Hosted by the Department for Business, Innovation and Skills, the Department of Work and Pensions and the Department for Education met leading employers to outline the Government’s strategy on the employment of young people, and to hear how employers are finding and nurturing talent from hard to reach groups. These include young people who are disabled, carers, from a deprived background, may have been young offenders, or may not have the social skills needed to compete with more articulate, confident young people from affluent backgrounds.
Denise Keating, CEO of enei, who chaired the meeting, said “It was great to see Government Departments working together on this issue and actively engaging with employers on its strategy. Employers and Government need to work together to ensure that the generation of school and university leavers get proper job opportunities, equipping them for future careers and enabling them to make a positive contribution to the UK economy throughout their working lives.
The series of Roundtables on Young People’s employment held last year found there were barriers to young people’s employment on both sides – young people found it hard to access what was on offer – one apprentice told us he had learned more about apprenticeships from his next door neighbour than his school’s careers adviser. Young people were concerned about the cost of studying to get the qualifications employers wanted and could not afford to do unpaid work, even though they realised that experience gained as, for example, an intern, would give them a huge advantage.
Employers found young people did not have basic education achievements – one enei Member reported that almost every application form had either a spelling or grammar mistake in it. Employers knew they had to invest in outreach activities and get their name known early to prospective candidates and use non-traditional recruitment methods to reach young people, such as the internet or social networking sites.”
Employers said they found young people in hard to reach groups were enthusiastic, motivated and loyal employees and wanted to tap into that potential. Employers explained that some small adjustments, for example, in working time, or induction procedures, enabled these young people to become productive employees.

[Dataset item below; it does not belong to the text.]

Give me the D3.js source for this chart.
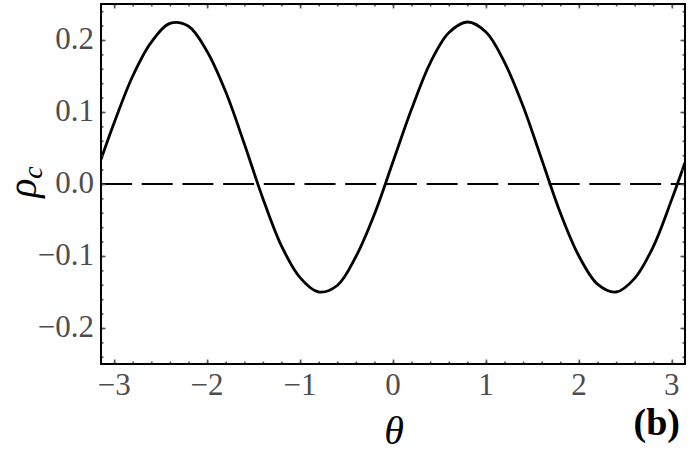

The Government described various initiatives aimed at increasing the number of young people in employment or training, and asked enei Members for their views. Members highlighted the need for increased awareness by the careers advice service of the jobs they had on offer. They urged the Government to produce a user-friendly map of the options for school leavers which would help to navigate the employment and vocational training opportunities, and the incentives for employers offered by the Government to take young people into these schemes.